Problem details
Transcribe each of the records below exactly, excluding all pictures.

BEGIN Data entries

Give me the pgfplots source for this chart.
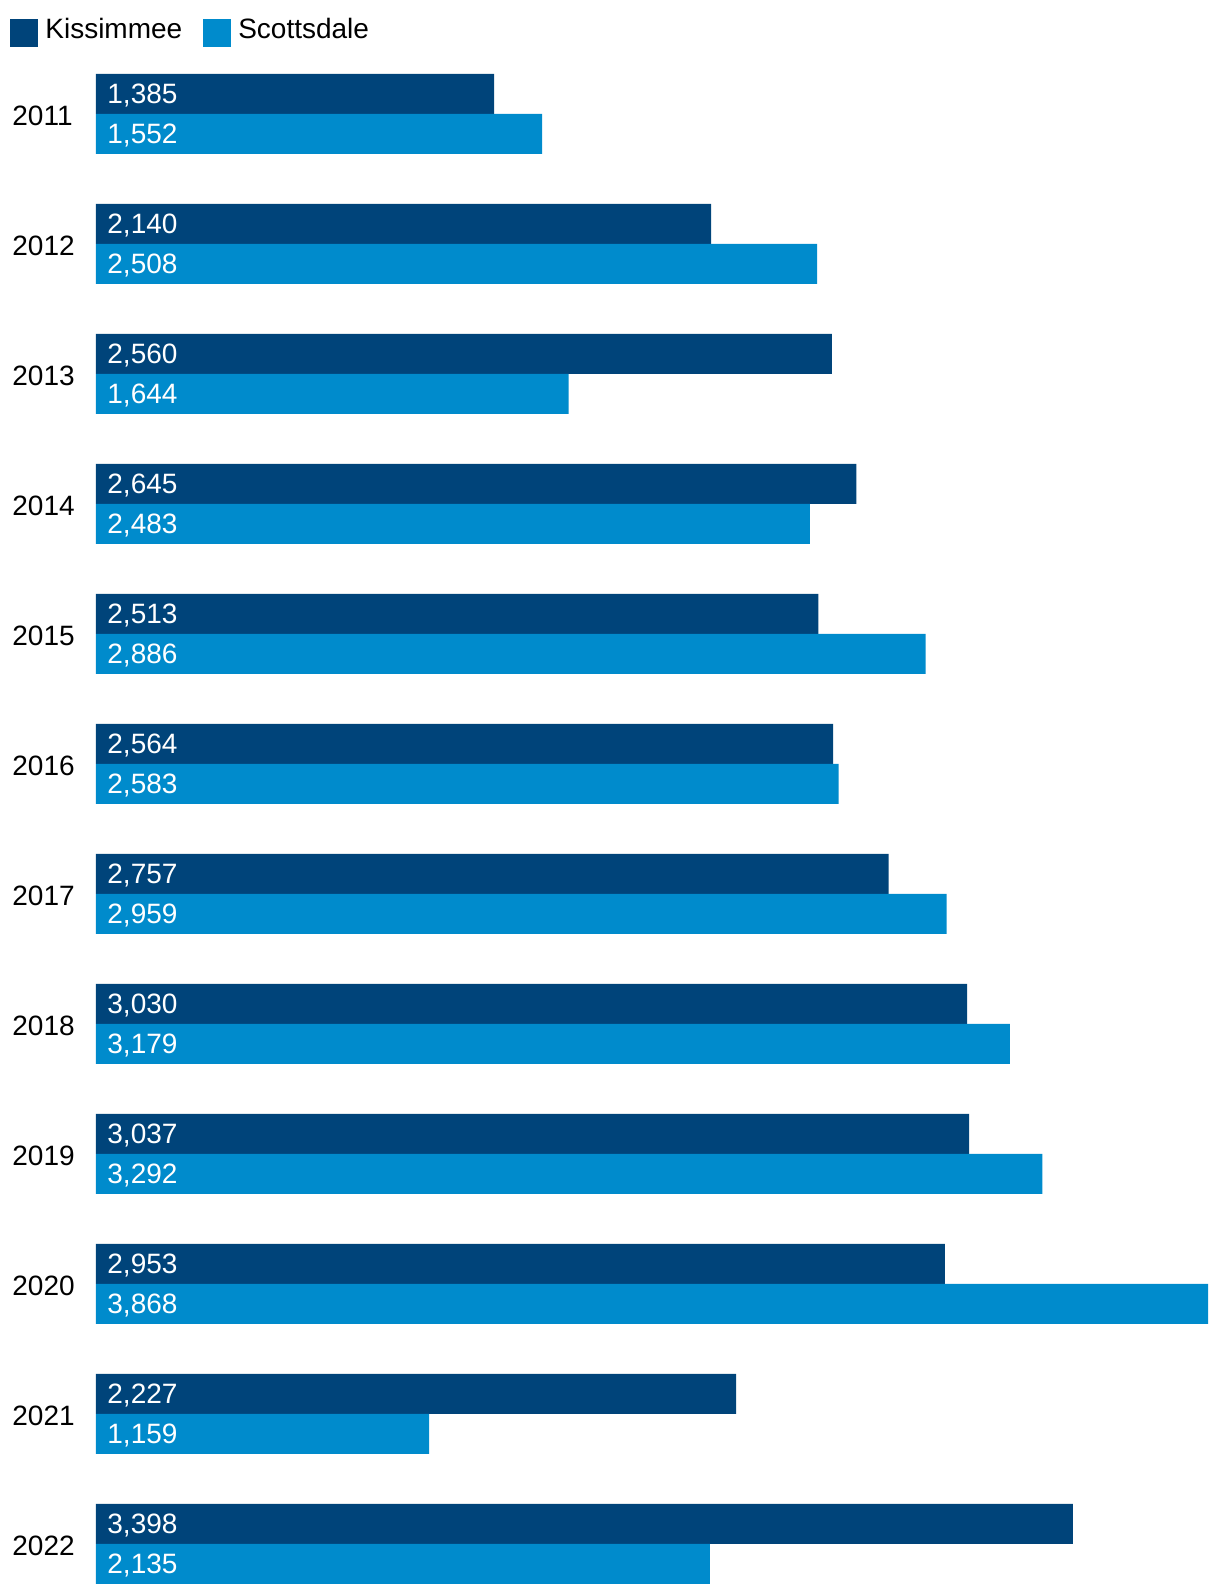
\documentclass[border=0pt]{standalone}
\usepackage{pgfplots}
\usepackage{pgfplotstable}
\pgfplotsset{compat=1.18}
\usepackage{fontspec}
\setmainfont{Liberation Sans}
\definecolor{kdark}{RGB}{0,68,122}
\definecolor{slight}{RGB}{0,139,204}
\pgfplotstableread{
idx year k s
11 2011 1385 1552
10 2012 2140 2508
9 2013 2560 1644
8 2014 2645 2483
7 2015 2513 2886
6 2016 2564 2583
5 2017 2757 2959
4 2018 3030 3179
3 2019 3037 3292
2 2020 2953 3868
1 2021 2227 1159
0 2022 3398 2135
}\data
\begin{document}
\begin{tikzpicture}
\begin{axis}[
  at={(0,0)}, anchor=south west,
  scale only axis, width=556pt, height=755pt,
  xmin=0, xmax=3868, ymin=-0.307692, ymax=11.307692,
  xbar, bar width=20pt,
  clip=false,
  axis line style={draw=none},
  major tick length=0pt,
  xtick=\empty,
  ytick={0,...,11},
  yticklabels={2022,2021,2020,2019,2018,2017,2016,2015,2014,2013,2012,2011},
  yticklabel style={font=\fontsize{14}{16}\selectfont, anchor=base west, inner sep=0pt, xshift=-42pt, yshift=-5.75pt, text=black},
  legend image code/.code={\fill[#1] (0pt,-8.3pt) rectangle (14pt,5.7pt);},
  legend columns=2,
  legend cell align=left,
  legend style={at={(axis description cs:-0.07734,1.03709)}, anchor=north west, draw=none, inner sep=0pt,
    font=\fontsize{14}{16}\selectfont,
    nodes={inner sep=0pt},
    /tikz/every odd column/.append style={column sep=3.5pt},
    /tikz/every even column/.append style={column sep=10.5pt}},
]
\addplot[fill=kdark, draw=none, bar shift=10pt] table[x=k, y=idx] {\data};
\addlegendentry{Kissimmee}
\addplot[fill=slight, draw=none, bar shift=-10pt] table[x=s, y=idx] {\data};
\addlegendentry{Scottsdale}
\addplot[forget plot, draw=none, fill=none, bar shift=0pt, point meta=explicit,
  nodes near coords={\pgfmathprintnumber[fixed, precision=0, 1000 sep={,}, assume math mode=true]{\pgfplotspointmeta}},
  nodes near coords style={anchor=base west, inner sep=0pt, xshift=5.5pt, yshift=5pt, text=white, font=\fontsize{14}{16}\selectfont}]
  table[x expr=0, y=idx, meta=k] {\data};
\addplot[forget plot, draw=none, fill=none, bar shift=0pt, point meta=explicit,
  nodes near coords={\pgfmathprintnumber[fixed, precision=0, 1000 sep={,}, assume math mode=true]{\pgfplotspointmeta}},
  nodes near coords style={anchor=base west, inner sep=0pt, xshift=5.5pt, yshift=-15pt, text=white, font=\fontsize{14}{16}\selectfont}]
  table[x expr=0, y=idx, meta=s] {\data};
\end{axis}
\pgfresetboundingbox
\path (-48pt,-6pt) rectangle (562pt,792pt);
\end{tikzpicture}
\end{document}
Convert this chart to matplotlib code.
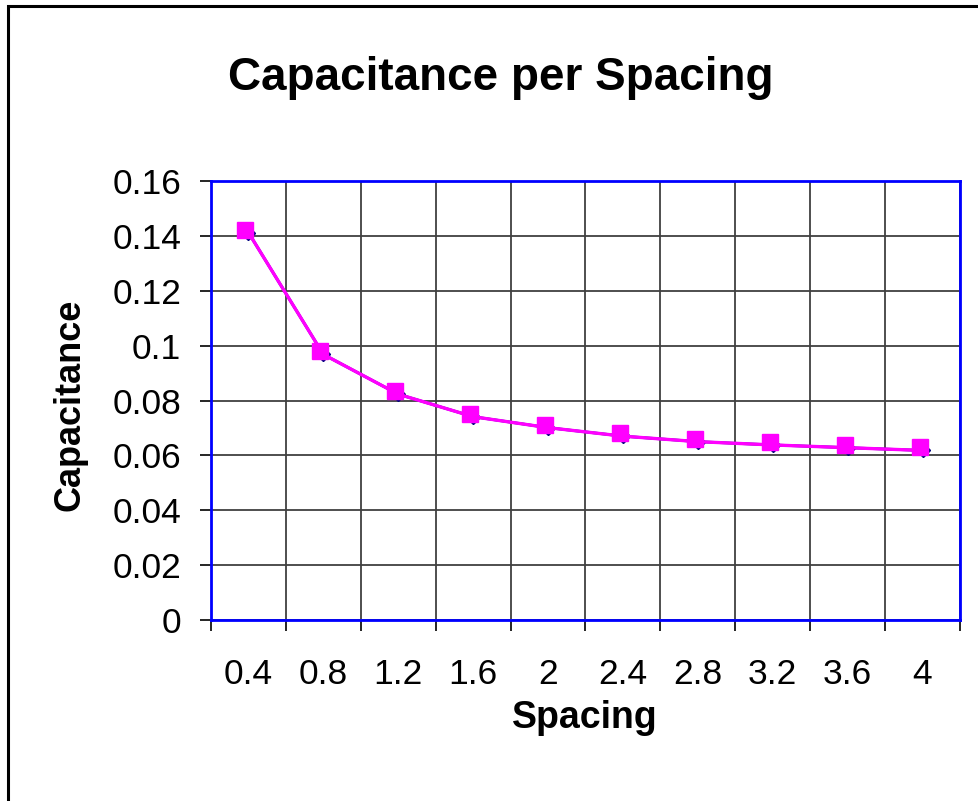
import matplotlib.pyplot as plt
import matplotlib.transforms as mtransforms
from matplotlib.patches import Rectangle

plt.rcParams['font.family'] = ['Liberation Sans', 'DejaVu Sans']

spacing = ['0.4', '0.8', '1.2', '1.6', '2', '2.4', '2.8', '3.2', '3.6', '4']
capacitance = [0.1412, 0.0968, 0.0823, 0.0741, 0.0701, 0.0670, 0.0650, 0.0638, 0.0628, 0.0618]
y_ticks = [0, 0.02, 0.04, 0.06, 0.08, 0.1, 0.12, 0.14, 0.16]
y_labels = ['0', '0.02', '0.04', '0.06', '0.08', '0.1', '0.12', '0.14', '0.16']

fig = plt.figure(figsize=(9.79, 8.01), dpi=100)
ax = fig.add_axes([211 / 979, 1 - 620 / 801, 749 / 979, 439 / 801])

x = list(range(len(spacing)))

# diamond series underneath, square series drawn slightly up-left like Excel
ax.plot(x, capacitance, color='#000080', lw=2, marker='D', ms=7, zorder=3)
off = mtransforms.ScaledTranslation(-3 / 100, 3 / 100, fig.dpi_scale_trans)
ax.plot(x, capacitance, color='#ff00ff', lw=2.4, zorder=4)
ax.plot(x, capacitance, ls='none', marker='s', ms=12, color='#ff00ff',
        transform=ax.transData + off, zorder=5)

ax.set_xlim(-0.5, len(spacing) - 0.5)
ax.set_ylim(0, 0.16)
ax.set_yticks(y_ticks)
ax.set_yticklabels(y_labels, fontsize=25.5)
ax.set_xticks([i + 0.5 for i in range(-1, len(spacing))], minor=False)
ax.set_xticklabels([''] * (len(spacing) + 1))
ax.set_xticks(x, minor=True)
ax.set_xticklabels(spacing, minor=True, fontsize=25.5)
ax.tick_params(axis='x', which='major', length=8, width=1.2, direction='out')
ax.tick_params(axis='x', which='minor', length=0, pad=27)
ax.tick_params(axis='y', length=8, width=1.2, direction='out', pad=13.5)

ax.grid(True, which='major', color='#404040', lw=1.3)
ax.set_axisbelow(True)
for s in ax.spines.values():
    s.set_color('#0000ff')
    s.set_linewidth(2)

fig.text(501 / 979, 1 - 90 / 801, 'Capacitance per Spacing', fontsize=33,
         fontweight='bold', ha='center', va='baseline')
fig.text(70 / 979, 1 - 405 / 801, 'Capacitance', fontsize=26, fontweight='bold',
         rotation=90, ha='center', va='center')
fig.text(585 / 979, 1 - 718 / 801, 'Spacing', fontsize=27, fontweight='bold',
         ha='center', va='center')

fig.patches.append(Rectangle((8 / 979, -0.1), 1.2, 1 - 6 / 801 + 0.1, transform=fig.transFigure,
                             fill=False, edgecolor='black', lw=2.2))

fig.savefig('out.png', dpi=100)
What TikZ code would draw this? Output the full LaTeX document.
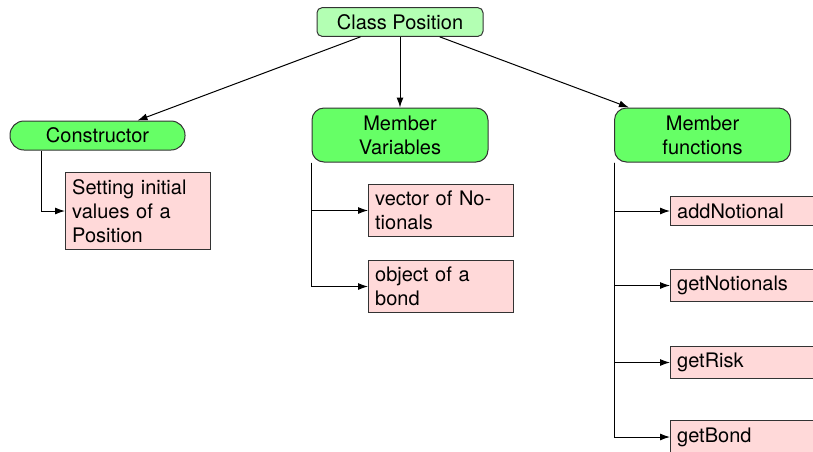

END Data entries

The completed task
Give me the pgfplots source for this chart.
\documentclass[border=0pt]{standalone}
\usepackage{pgfplots}
\usepackage{pgfplotstable}
\pgfplotsset{compat=1.18}
\usepackage{fontspec}
\setmainfont{Liberation Sans}
\definecolor{kdark}{RGB}{0,68,122}
\definecolor{slight}{RGB}{0,139,204}
\pgfplotstableread{
idx year k s
11 2011 1385 1552
10 2012 2140 2508
9 2013 2560 1644
8 2014 2645 2483
7 2015 2513 2886
6 2016 2564 2583
5 2017 2757 2959
4 2018 3030 3179
3 2019 3037 3292
2 2020 2953 3868
1 2021 2227 1159
0 2022 3398 2135
}\data
\begin{document}
\begin{tikzpicture}
\begin{axis}[
  at={(0,0)}, anchor=south west,
  scale only axis, width=556pt, height=755pt,
  xmin=0, xmax=3868, ymin=-0.307692, ymax=11.307692,
  xbar, bar width=20pt,
  clip=false,
  axis line style={draw=none},
  major tick length=0pt,
  xtick=\empty,
  ytick={0,...,11},
  yticklabels={2022,2021,2020,2019,2018,2017,2016,2015,2014,2013,2012,2011},
  yticklabel style={font=\fontsize{14}{16}\selectfont, anchor=base west, inner sep=0pt, xshift=-42pt, yshift=-5.75pt, text=black},
  legend image code/.code={\fill[#1] (0pt,-8.3pt) rectangle (14pt,5.7pt);},
  legend columns=2,
  legend cell align=left,
  legend style={at={(axis description cs:-0.07734,1.03709)}, anchor=north west, draw=none, inner sep=0pt,
    font=\fontsize{14}{16}\selectfont,
    nodes={inner sep=0pt},
    /tikz/every odd column/.append style={column sep=3.5pt},
    /tikz/every even column/.append style={column sep=10.5pt}},
]
\addplot[fill=kdark, draw=none, bar shift=10pt] table[x=k, y=idx] {\data};
\addlegendentry{Kissimmee}
\addplot[fill=slight, draw=none, bar shift=-10pt] table[x=s, y=idx] {\data};
\addlegendentry{Scottsdale}
\addplot[forget plot, draw=none, fill=none, bar shift=0pt, point meta=explicit,
  nodes near coords={\pgfmathprintnumber[fixed, precision=0, 1000 sep={,}, assume math mode=true]{\pgfplotspointmeta}},
  nodes near coords style={anchor=base west, inner sep=0pt, xshift=5.5pt, yshift=5pt, text=white, font=\fontsize{14}{16}\selectfont}]
  table[x expr=0, y=idx, meta=k] {\data};
\addplot[forget plot, draw=none, fill=none, bar shift=0pt, point meta=explicit,
  nodes near coords={\pgfmathprintnumber[fixed, precision=0, 1000 sep={,}, assume math mode=true]{\pgfplotspointmeta}},
  nodes near coords style={anchor=base west, inner sep=0pt, xshift=5.5pt, yshift=-15pt, text=white, font=\fontsize{14}{16}\selectfont}]
  table[x expr=0, y=idx, meta=s] {\data};
\end{axis}
\pgfresetboundingbox
\path (-48pt,-6pt) rectangle (562pt,792pt);
\end{tikzpicture}
\end{document}
Convert this chart to matplotlib code.
import matplotlib.pyplot as plt
import matplotlib.transforms as mtransforms
from matplotlib.patches import Rectangle

plt.rcParams['font.family'] = ['Liberation Sans', 'DejaVu Sans']

spacing = ['0.4', '0.8', '1.2', '1.6', '2', '2.4', '2.8', '3.2', '3.6', '4']
capacitance = [0.1412, 0.0968, 0.0823, 0.0741, 0.0701, 0.0670, 0.0650, 0.0638, 0.0628, 0.0618]
y_ticks = [0, 0.02, 0.04, 0.06, 0.08, 0.1, 0.12, 0.14, 0.16]
y_labels = ['0', '0.02', '0.04', '0.06', '0.08', '0.1', '0.12', '0.14', '0.16']

fig = plt.figure(figsize=(9.79, 8.01), dpi=100)
ax = fig.add_axes([211 / 979, 1 - 620 / 801, 749 / 979, 439 / 801])

x = list(range(len(spacing)))

# diamond series underneath, square series drawn slightly up-left like Excel
ax.plot(x, capacitance, color='#000080', lw=2, marker='D', ms=7, zorder=3)
off = mtransforms.ScaledTranslation(-3 / 100, 3 / 100, fig.dpi_scale_trans)
ax.plot(x, capacitance, color='#ff00ff', lw=2.4, zorder=4)
ax.plot(x, capacitance, ls='none', marker='s', ms=12, color='#ff00ff',
        transform=ax.transData + off, zorder=5)

ax.set_xlim(-0.5, len(spacing) - 0.5)
ax.set_ylim(0, 0.16)
ax.set_yticks(y_ticks)
ax.set_yticklabels(y_labels, fontsize=25.5)
ax.set_xticks([i + 0.5 for i in range(-1, len(spacing))], minor=False)
ax.set_xticklabels([''] * (len(spacing) + 1))
ax.set_xticks(x, minor=True)
ax.set_xticklabels(spacing, minor=True, fontsize=25.5)
ax.tick_params(axis='x', which='major', length=8, width=1.2, direction='out')
ax.tick_params(axis='x', which='minor', length=0, pad=27)
ax.tick_params(axis='y', length=8, width=1.2, direction='out', pad=13.5)

ax.grid(True, which='major', color='#404040', lw=1.3)
ax.set_axisbelow(True)
for s in ax.spines.values():
    s.set_color('#0000ff')
    s.set_linewidth(2)

fig.text(501 / 979, 1 - 90 / 801, 'Capacitance per Spacing', fontsize=33,
         fontweight='bold', ha='center', va='baseline')
fig.text(70 / 979, 1 - 405 / 801, 'Capacitance', fontsize=26, fontweight='bold',
         rotation=90, ha='center', va='center')
fig.text(585 / 979, 1 - 718 / 801, 'Spacing', fontsize=27, fontweight='bold',
         ha='center', va='center')

fig.patches.append(Rectangle((8 / 979, -0.1), 1.2, 1 - 6 / 801 + 0.1, transform=fig.transFigure,
                             fill=False, edgecolor='black', lw=2.2))

fig.savefig('out.png', dpi=100)
What TikZ code would draw this? Output the full LaTeX document.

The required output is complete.